We didn't switch from Tally because it was broken. We switched because we outgrew the way it works.
Eight years in, we had three locations, five people who needed to access the books at different times, and a management team that wanted to see numbers without waiting for someone to open a file and export a report. Tally couldn't give us that without a lot of workarounds, and the workarounds were creating their own problems.
I want to be honest about this because a lot of content about "Tally alternatives" is written by people trying to sell you something. Tally is genuinely good software for what it was designed to do. The question is whether what it was designed to do matches what your business needs now.
Where Tally still makes complete sense
If your accountant sits in the same room as the data, you have one location, and you don't need anyone else looking at the books in real time — Tally is excellent. It's fast, your CA almost certainly knows it well, and the cost is low.
If your business runs on a handful of transaction types and you're not integrating with anything else, there's no real reason to change. Change creates disruption. Disruption costs time and money. Don't change things that aren't causing problems.
The friction that actually drove us to switch
Access was the first issue. Getting into Tally remotely required a VPN setup or a hosted Tally environment that nobody on the team fully trusted. During the months we were working from different locations, it became genuinely unworkable. Someone always had the file open, or the sync was behind, or something wasn't updating properly.
The second issue was reporting. When a director in another city wants to see the current receivables position, they shouldn't have to ask someone to email them a Tally export. They should be able to log in and look. The time lag between a transaction happening and it being visible to management felt acceptable until it wasn't.
The third issue was integration. We were manually exporting data from Tally and importing it into other systems. Our bank reconciliation was a manual process every month. GST filing meant exporting, formatting, uploading. Every one of these steps was an opportunity for an error and an hour of someone's time.
What the switch actually looked like
It took about six weeks to migrate properly. We ran both systems in parallel for two months to make sure nothing was falling through the gaps. The learning curve was real — staff who had used Tally for years had to adjust to a different way of navigating.

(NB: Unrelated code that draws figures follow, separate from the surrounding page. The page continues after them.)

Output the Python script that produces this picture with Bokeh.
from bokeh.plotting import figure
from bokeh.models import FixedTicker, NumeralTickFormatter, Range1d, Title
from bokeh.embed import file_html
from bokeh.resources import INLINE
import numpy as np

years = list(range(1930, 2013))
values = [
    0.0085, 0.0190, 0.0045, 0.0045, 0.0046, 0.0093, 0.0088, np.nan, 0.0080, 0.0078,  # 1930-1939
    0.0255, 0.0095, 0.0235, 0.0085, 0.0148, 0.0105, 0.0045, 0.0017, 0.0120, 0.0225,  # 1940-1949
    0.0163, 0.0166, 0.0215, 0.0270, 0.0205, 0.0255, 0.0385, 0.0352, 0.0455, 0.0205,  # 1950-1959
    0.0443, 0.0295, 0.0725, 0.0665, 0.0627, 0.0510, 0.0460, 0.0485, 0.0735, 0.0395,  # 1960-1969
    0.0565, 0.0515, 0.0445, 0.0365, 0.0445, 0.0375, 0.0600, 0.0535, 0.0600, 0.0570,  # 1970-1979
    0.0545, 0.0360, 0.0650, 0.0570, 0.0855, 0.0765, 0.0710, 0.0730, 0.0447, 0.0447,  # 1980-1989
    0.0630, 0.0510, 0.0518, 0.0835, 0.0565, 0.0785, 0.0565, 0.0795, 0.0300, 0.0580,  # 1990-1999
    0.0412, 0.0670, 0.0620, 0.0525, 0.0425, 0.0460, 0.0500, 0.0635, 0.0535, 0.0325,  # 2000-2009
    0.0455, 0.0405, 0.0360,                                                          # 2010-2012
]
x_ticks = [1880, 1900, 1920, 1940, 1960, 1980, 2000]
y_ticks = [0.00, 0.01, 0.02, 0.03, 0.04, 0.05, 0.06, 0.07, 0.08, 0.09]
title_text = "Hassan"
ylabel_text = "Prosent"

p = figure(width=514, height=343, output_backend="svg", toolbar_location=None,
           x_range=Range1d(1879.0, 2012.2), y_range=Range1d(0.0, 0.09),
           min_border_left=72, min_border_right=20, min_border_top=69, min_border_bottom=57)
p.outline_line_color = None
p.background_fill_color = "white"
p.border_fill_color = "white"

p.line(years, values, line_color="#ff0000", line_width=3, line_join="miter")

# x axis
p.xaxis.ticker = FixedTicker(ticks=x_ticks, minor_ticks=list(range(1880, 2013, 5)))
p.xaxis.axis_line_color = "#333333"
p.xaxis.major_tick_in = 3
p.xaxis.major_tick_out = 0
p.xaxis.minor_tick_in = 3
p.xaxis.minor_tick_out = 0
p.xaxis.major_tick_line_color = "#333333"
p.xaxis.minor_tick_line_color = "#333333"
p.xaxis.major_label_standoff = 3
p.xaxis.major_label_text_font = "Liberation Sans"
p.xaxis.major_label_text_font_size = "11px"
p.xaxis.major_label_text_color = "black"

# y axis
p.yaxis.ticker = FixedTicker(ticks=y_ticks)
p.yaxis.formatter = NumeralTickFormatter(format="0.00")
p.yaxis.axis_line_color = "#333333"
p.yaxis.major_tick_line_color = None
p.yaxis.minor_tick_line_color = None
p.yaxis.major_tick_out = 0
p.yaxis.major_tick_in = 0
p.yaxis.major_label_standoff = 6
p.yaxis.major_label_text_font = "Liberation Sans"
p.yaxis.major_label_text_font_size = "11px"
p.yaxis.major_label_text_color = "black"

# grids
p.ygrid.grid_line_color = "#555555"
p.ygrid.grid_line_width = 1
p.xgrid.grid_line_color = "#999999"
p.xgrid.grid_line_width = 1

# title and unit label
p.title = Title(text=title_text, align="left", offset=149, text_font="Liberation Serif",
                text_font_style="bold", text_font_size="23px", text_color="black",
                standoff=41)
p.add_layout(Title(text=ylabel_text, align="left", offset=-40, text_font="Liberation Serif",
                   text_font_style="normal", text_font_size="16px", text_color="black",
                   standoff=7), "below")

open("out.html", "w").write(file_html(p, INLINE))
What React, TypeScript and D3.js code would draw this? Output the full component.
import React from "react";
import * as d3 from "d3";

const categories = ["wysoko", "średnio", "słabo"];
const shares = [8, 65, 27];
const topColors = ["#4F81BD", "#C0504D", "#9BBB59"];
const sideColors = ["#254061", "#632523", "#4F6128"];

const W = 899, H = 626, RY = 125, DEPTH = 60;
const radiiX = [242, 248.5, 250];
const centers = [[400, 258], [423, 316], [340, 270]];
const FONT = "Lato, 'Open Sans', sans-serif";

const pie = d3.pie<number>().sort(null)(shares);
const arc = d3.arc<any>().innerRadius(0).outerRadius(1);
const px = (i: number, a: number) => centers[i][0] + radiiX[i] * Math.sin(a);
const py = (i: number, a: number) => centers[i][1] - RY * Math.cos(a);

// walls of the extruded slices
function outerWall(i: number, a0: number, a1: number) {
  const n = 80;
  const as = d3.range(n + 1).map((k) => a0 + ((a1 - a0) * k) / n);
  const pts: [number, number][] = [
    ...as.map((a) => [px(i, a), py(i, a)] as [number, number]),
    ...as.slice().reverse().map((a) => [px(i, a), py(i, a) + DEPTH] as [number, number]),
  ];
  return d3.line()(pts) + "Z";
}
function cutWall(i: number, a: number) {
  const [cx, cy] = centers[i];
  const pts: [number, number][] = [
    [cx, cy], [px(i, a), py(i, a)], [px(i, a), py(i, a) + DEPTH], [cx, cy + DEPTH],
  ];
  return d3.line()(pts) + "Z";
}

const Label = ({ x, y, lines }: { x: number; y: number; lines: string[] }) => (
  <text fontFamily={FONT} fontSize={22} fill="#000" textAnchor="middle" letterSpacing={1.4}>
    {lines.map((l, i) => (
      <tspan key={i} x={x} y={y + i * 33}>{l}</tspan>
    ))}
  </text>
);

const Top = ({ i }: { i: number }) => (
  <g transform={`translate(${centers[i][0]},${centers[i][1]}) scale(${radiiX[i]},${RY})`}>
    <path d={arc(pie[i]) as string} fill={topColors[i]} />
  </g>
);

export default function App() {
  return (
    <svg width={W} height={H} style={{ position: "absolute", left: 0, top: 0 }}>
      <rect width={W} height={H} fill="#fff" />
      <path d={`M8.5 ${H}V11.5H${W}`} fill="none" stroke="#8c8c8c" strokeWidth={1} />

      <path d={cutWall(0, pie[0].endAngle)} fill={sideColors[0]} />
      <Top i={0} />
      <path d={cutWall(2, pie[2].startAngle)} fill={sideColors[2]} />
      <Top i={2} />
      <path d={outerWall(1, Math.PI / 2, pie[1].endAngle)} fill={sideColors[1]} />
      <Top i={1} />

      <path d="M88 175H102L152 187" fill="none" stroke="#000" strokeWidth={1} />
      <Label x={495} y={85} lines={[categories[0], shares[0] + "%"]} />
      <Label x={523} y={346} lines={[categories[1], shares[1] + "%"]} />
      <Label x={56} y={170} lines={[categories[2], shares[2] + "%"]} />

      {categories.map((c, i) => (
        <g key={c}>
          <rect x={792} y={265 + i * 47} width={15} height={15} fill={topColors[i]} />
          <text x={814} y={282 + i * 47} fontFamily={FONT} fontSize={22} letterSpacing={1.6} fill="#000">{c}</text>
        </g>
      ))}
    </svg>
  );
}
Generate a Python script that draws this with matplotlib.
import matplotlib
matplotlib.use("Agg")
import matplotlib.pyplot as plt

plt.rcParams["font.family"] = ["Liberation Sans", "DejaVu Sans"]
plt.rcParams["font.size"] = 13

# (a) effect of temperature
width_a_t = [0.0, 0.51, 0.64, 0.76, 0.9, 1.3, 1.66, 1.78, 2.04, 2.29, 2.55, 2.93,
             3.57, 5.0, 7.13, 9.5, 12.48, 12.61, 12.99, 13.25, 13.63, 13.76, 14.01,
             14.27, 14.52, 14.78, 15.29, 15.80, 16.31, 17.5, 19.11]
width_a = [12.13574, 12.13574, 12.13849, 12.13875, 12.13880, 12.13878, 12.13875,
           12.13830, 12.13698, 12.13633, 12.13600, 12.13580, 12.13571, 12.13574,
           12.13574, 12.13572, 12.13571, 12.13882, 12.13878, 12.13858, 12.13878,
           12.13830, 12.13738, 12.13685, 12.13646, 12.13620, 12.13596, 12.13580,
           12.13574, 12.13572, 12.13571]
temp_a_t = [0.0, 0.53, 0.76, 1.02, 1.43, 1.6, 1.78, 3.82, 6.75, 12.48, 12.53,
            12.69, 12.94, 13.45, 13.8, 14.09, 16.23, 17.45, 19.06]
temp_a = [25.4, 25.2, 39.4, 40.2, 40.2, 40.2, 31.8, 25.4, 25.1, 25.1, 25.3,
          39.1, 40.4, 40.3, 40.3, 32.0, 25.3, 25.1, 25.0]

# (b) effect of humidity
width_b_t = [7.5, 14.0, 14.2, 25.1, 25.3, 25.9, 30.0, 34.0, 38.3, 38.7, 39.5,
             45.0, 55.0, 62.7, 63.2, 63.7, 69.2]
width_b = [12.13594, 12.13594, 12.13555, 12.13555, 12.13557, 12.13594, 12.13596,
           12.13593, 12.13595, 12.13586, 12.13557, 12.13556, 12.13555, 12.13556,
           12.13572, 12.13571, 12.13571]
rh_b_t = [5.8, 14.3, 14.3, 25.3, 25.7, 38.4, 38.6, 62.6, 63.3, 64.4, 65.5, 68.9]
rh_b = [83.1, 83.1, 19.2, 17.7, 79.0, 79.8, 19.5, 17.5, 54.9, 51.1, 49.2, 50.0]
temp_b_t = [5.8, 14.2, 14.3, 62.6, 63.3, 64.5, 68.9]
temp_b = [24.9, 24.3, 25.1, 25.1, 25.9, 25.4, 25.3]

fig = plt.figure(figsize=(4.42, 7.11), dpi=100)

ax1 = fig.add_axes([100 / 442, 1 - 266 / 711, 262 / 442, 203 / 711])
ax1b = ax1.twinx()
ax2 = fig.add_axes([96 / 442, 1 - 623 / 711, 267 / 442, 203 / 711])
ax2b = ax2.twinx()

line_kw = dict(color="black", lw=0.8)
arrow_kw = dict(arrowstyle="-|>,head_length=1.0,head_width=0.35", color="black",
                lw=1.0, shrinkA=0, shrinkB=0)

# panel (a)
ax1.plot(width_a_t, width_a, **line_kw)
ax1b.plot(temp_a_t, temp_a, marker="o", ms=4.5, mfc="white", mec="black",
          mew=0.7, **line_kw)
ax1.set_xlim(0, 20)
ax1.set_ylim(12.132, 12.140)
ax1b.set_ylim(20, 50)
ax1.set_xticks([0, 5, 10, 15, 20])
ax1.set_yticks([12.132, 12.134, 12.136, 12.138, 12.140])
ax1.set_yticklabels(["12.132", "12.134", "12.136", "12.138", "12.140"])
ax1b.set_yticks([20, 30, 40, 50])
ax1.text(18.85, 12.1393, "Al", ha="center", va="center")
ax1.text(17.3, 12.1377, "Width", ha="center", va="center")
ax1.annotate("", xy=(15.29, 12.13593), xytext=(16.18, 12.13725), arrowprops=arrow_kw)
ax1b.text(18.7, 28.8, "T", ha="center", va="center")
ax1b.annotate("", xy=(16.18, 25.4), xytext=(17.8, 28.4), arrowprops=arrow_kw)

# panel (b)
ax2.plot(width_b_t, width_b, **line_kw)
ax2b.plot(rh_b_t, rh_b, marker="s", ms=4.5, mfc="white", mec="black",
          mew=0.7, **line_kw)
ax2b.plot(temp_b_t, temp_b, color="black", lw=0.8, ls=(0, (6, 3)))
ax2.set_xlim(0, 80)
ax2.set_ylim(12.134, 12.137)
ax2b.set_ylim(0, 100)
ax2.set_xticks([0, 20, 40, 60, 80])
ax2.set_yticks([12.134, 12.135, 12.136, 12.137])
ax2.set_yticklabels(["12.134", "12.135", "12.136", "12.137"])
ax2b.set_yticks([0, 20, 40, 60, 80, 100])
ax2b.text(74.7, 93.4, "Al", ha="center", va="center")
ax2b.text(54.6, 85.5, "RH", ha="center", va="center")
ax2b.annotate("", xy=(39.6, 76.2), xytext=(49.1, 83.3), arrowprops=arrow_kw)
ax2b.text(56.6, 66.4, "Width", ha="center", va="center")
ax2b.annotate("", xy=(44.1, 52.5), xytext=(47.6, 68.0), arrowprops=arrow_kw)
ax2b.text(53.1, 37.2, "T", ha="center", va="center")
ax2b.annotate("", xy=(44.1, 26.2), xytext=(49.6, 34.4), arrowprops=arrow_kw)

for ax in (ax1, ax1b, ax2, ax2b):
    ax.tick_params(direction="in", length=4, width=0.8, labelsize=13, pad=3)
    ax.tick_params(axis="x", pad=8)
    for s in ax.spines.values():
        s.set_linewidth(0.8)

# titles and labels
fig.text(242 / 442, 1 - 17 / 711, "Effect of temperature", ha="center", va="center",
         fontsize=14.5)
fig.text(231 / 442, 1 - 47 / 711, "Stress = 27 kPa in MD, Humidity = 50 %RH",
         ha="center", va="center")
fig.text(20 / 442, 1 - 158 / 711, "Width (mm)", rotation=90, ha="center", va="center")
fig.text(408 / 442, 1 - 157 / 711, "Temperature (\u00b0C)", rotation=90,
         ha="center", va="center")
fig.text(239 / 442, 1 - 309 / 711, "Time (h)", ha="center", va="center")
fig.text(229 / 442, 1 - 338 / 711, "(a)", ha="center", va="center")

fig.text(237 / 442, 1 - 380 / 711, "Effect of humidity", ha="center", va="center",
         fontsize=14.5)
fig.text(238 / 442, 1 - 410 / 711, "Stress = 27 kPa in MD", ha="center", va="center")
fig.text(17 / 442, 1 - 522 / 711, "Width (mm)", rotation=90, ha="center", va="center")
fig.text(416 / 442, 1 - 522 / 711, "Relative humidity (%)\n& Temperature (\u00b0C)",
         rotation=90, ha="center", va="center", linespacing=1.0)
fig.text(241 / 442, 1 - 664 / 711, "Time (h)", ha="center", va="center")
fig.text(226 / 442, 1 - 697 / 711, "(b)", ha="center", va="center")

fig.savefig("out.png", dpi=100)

What we gained was worth it. Real-time visibility, access from anywhere, reconciliation that happened automatically, and GST filing that could be done directly from the software. The parallel-running period was annoying but important — don't skip it.
The question to ask yourself
Is the friction you're experiencing with your current setup costing you more than the disruption of switching? Not in theory — in actual hours lost, decisions made without data, or errors created by manual workarounds?
If yes, evaluate alternatives. If no, stay where you are and optimise what you have. The right software is whatever lets your business run with the least friction. For many businesses, that's still Tally.